4.2  A geothermal dry steam power plant
In a geothermal dry steam power plant, steam alone is produced directly from the geothermal reservoir and is used to run the turbines that power the generator (Figure 4). Because there is no water, the steam separator used in a flash plant is not necessary. In U.S , the Dry-steam power plants account for approximately 50% of installed geothermal capacity. and are located in California.

(figure: 4) A geothermal dry steam power plant , source (GEA)

 4.3  A geothermal binary power plant
In 1981 at a project in Imperial Valley, California, Ormat Technologies established the technical feasibility of the third conventional type of large-scale commercial geothermal power plant: binary. The project was so successful that Ormat repaid its loan to the Department of Energy (DOE) within a year.7 Binary geothermal plants have made it possible to produce electricity from geothermal resources lower than 302°F (150°C). This has expanded the U.S. industry’s geographical footprint, especially in the last decade.
Binary plants use an Organic Rankine Cycle system, which uses geothermal water to heat a second liquid that boils at a lower temperature than water, such as isobutane or .This is called a working fluid (Figure: 5). A heat exchanger separates the water from the working fluid while transferring the heat energy. When the working fluid vaporizes, the force of the expanding vapor, like steam, turns the turbines that power the generators. The geothermal water is then reinjected in a closed loop.

(figure: 5) A geothermal binary power plant , source (GEA)

5.   How do geothermal heat pumps work?
Animals burrow underground for warmth in the winter and to escape the heat of the summer. The same basic principle of constant, moderate temperature in the subsurface is applied to geothermal heat pumps (GHPs). GHPs utilize average ground temperatures between 40˚and 70˚F. In 1948, a professor at Ohio State University developed the first GHP for use at his residence. A groundwater heat pump came into commercial use in Oregon around the same time.
GHP heating and cooling systems circulate water or other liquids to pull heat from the Earth through pipes in a continuous loop through a heat pump and conventional duct system. For cooling, the process is reversed; the system extracts heat from the building and moves it back into the Earth loop. The loop system can be used almost everywhere in the world at depths below 10 ft to 300 ft. GHPs are used in all 50 states and are over 45% more energy efficient than standard heating and cooling system options.

Homeowners who install qualified GHPs are eligible for a 30% federal tax credit through December 31, 2016. They can be buried conveniently on a property such as under a landscaped area, parking lot, or pond, either horizontally or vertically (Figure 9). A GHP system can also direct the heat to a water heater unit for hot water use.

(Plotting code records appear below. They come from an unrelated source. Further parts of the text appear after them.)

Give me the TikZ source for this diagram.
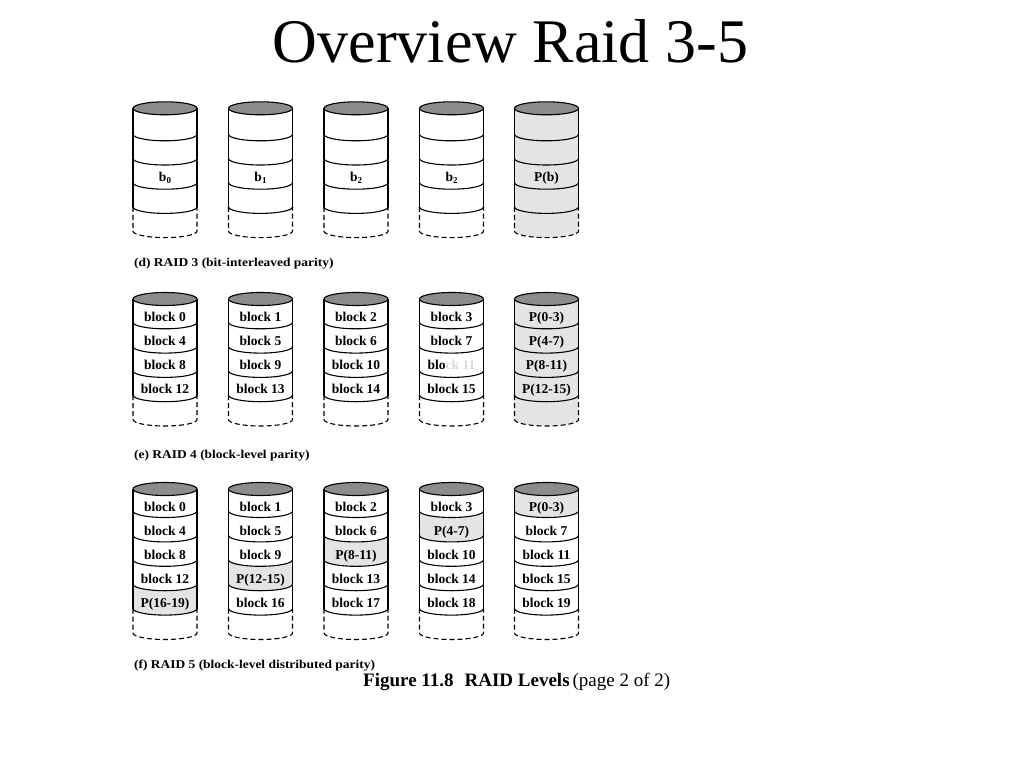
\documentclass[tikz,border=0pt]{standalone}
\usepackage{fontspec}
\setmainfont{Liberation Serif}
\definecolor{topgray}{RGB}{140,140,140}
\definecolor{pgray}{RGB}{228,228,228}
\definecolor{fadegray}{RGB}{218,218,218}
\tikzset{
  diskline/.style={line width=1.1pt,black},
  dashline/.style={line width=1.1pt,black,dash pattern=on 5pt off 3pt},
  lbl/.style={anchor=base,inner sep=0pt,font=\fontsize{13.5}{13.5}\selectfont\bfseries},
  captxt/.style={anchor=base west,inner sep=0pt,font=\fontsize{12}{12}\selectfont\bfseries},
}
% #1 cx, #2 y0 (top ellipse centre), #3 y1 (first arc), #4 step, #5 solid strips, #6 fills (n+1)
\newcommand\drawdisk[6]{%
  \foreach \f [count=\i from 0] in {#6} {
    \ifnum\i=0 \pgfmathsetmacro\ya{#2}\else\pgfmathsetmacro\ya{#3+(\i-1)*#4}\fi
    \pgfmathsetmacro\yb{#3+\i*#4}
    \fill[\f] (#1-32,-\ya) -- (#1-32,-\yb)
      arc[start angle=180,end angle=360,x radius=32pt,y radius=6.5pt]
      -- (#1+32,-\ya)
      arc[start angle=360,end angle=180,x radius=32pt,y radius=6.5pt] -- cycle;
  }
  \filldraw[diskline,fill=topgray] (#1,-#2) ellipse[x radius=32pt,y radius=6.5pt];
  \pgfmathsetmacro\yn{#3+(#5-1)*#4}
  \pgfmathsetmacro\ye{#3+#5*#4}
  \draw[diskline] (#1-32,-#2) -- (#1-32,-\yn);
  \draw[diskline] (#1+32,-#2) -- (#1+32,-\yn);
  \foreach \k in {1,...,#5} {
    \pgfmathsetmacro\yy{#3+(\k-1)*#4}
    \draw[diskline] (#1-32,-\yy) arc[start angle=180,end angle=360,x radius=32pt,y radius=6.5pt];
  }
  \draw[dashline] (#1-32,-\yn) -- (#1-32,-\ye)
    arc[start angle=180,end angle=360,x radius=32pt,y radius=6.5pt] -- (#1+32,-\yn);
}
% #1 name, #2 cx, #3 first base, #4 step, #5 texts
\newcommand\lbls[5]{%
  \foreach \t [count=\k] in {#5} {
    \pgfmathsetmacro\yy{#3+(\k-1)*#4}
    \node[lbl] (#1\k) at (#2,-\yy) {\t};
  }
}
\newcommand\bsub[1]{b\raisebox{-2.5pt}{\fontsize{9}{9}\selectfont #1}}
\begin{document}
\begin{tikzpicture}[x=1pt,y=1pt]
\useasboundingbox[fill=white] (0,0) rectangle (1024,-768);

% Title
\node[anchor=base,inner sep=0pt,font=\fontsize{62}{62}\selectfont] (title) at (510.5,-63) {Overview Raid 3-5};

% ---------- RAID 3 ----------
\drawdisk{165}{108.3}{134.3}{24.2}{4}{white,white,white,white,white}
\drawdisk{260.5}{108.3}{134.3}{24.2}{4}{white,white,white,white,white}
\drawdisk{356}{108.3}{134.3}{24.2}{4}{white,white,white,white,white}
\drawdisk{451.5}{108.3}{134.3}{24.2}{4}{white,white,white,white,white}
\drawdisk{546.5}{108.3}{134.3}{24.2}{4}{pgray,pgray,pgray,pgray,pgray}
\node[lbl] (r3a) at (165,-181) {\bsub{0}};
\node[lbl] (r3b) at (260.5,-181) {\bsub{1}};
\node[lbl] (r3c) at (356,-181) {\bsub{2}};
\node[lbl] (r3d) at (451.5,-181) {\bsub{2}};
\node[lbl] (r3e) at (546.5,-181) {P(b)};
\node[captxt] (capd) at (134,-266) {\scalebox{1.12}[1]{(d) RAID 3 (bit-interleaved parity)}};

% ---------- RAID 4 ----------
\drawdisk{165}{299}{322.3}{24.3}{4}{white,white,white,white,white}
\drawdisk{260.5}{299}{322.3}{24.3}{4}{white,white,white,white,white}
\drawdisk{356}{299}{322.3}{24.3}{4}{white,white,white,white,white}
\drawdisk{451.5}{299}{322.3}{24.3}{4}{white,white,white,white,white}
\drawdisk{546.5}{299}{322.3}{24.3}{4}{pgray,pgray,pgray,pgray,pgray}
\lbls{r4a}{165}{321.5}{24.15}{block 0,block 4,block 8,block 12}
\lbls{r4b}{260.5}{321.5}{24.15}{block 1,block 5,block 9,block 13}
\lbls{r4c}{356}{321.5}{24.15}{block 2,block 6,block 10,block 14}
\lbls{r4d}{451.5}{321.5}{24.15}{block 3,block 7,blo{\color{fadegray}ck 11},block 15}
\lbls{r4e}{546.5}{321.5}{24.15}{P(0-3),P(4-7),P(8-11),P(12-15)}
\node[captxt] (cape) at (134,-458) {\scalebox{1.12}[1]{(e) RAID 4 (block-level parity)}};

% ---------- RAID 5 ----------
\drawdisk{165}{489}{511}{24.4}{5}{white,white,white,white,pgray,white}
\drawdisk{260.5}{489}{511}{24.4}{5}{white,white,white,pgray,white,white}
\drawdisk{356}{489}{511}{24.4}{5}{white,white,pgray,white,white,white}
\drawdisk{451.5}{489}{511}{24.4}{5}{white,pgray,white,white,white,white}
\drawdisk{546.5}{489}{511}{24.4}{5}{pgray,white,white,white,white,white}
\lbls{r5a}{165}{511}{24.1}{block 0,block 4,block 8,block 12,P(16-19)}
\lbls{r5b}{260.5}{511}{24.1}{block 1,block 5,block 9,P(12-15),block 16}
\lbls{r5c}{356}{511}{24.1}{block 2,block 6,P(8-11),block 13,block 17}
\lbls{r5d}{451.5}{511}{24.1}{block 3,P(4-7),block 10,block 14,block 18}
\lbls{r5e}{546.5}{511}{24.1}{P(0-3),block 7,block 11,block 15,block 19}
\node[captxt] (capf) at (134,-668) {\scalebox{1.12}[1]{(f) RAID 5 (block-level distributed parity)}};

% Figure caption
\node[anchor=base west,inner sep=0pt,font=\fontsize{19}{19}\selectfont] (figcap) at (363,-686)
  {{\bfseries Figure 11.8\hspace{11pt}RAID Levels}\hspace{3pt}(page 2 of 2)};
\end{tikzpicture}
\end{document}
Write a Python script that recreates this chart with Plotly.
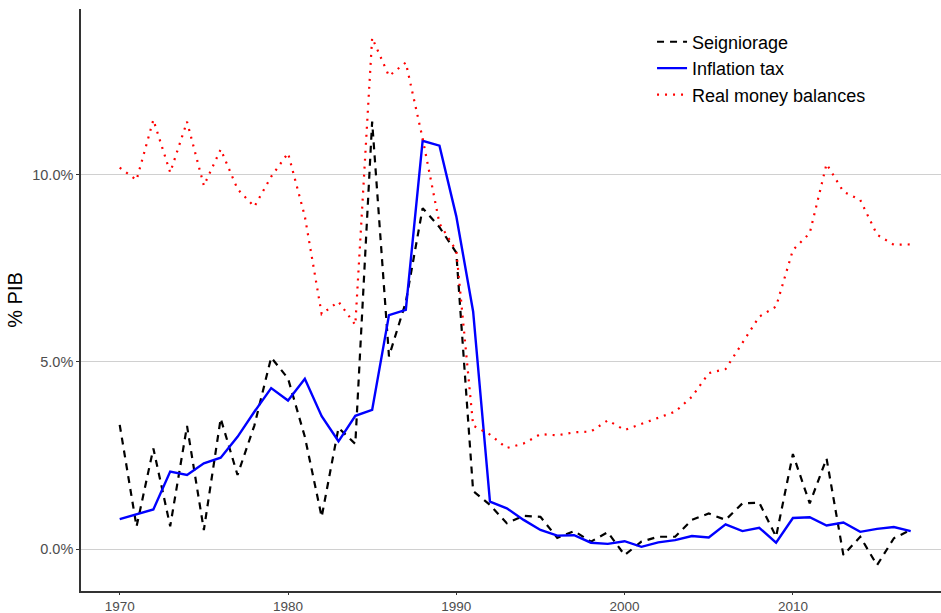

(figure:6) geothermal heat pumps work

6.  Environmental Benefits
 In an international community increasingly worried about worsening effects of climate change, geothermal can play an important role in reducing air emissions. Experts generally agree that effects of climate change pose significant environmental dangers, including flood risks, drought, glacial melting, forest fires, rising sea levels, loss of biodiversity, and potential health dangers. and most geothermal plants being developed will produce nearly zero air emissions. So, using geothermal helps to offset energy-related carbon dioxide, which accounted for 82% of greenhouse gas (GHG).
Using geothermal also eliminates the mining, processing, and transporting required for electricity generation from fossil fuel resources; and, it has among the smallest surface land footprint per kilowatt (kW) of any power generation technology. Geothermal power plants are designed and constructed to minimize the potential effects on wildlife and vegetation in compliance with a host of state and federal regulations. A thorough environmental review is required before construction of a generating facility can begin. Subsequent monitoring and mitigation of any environmental impacts continues throughout the life of the plant.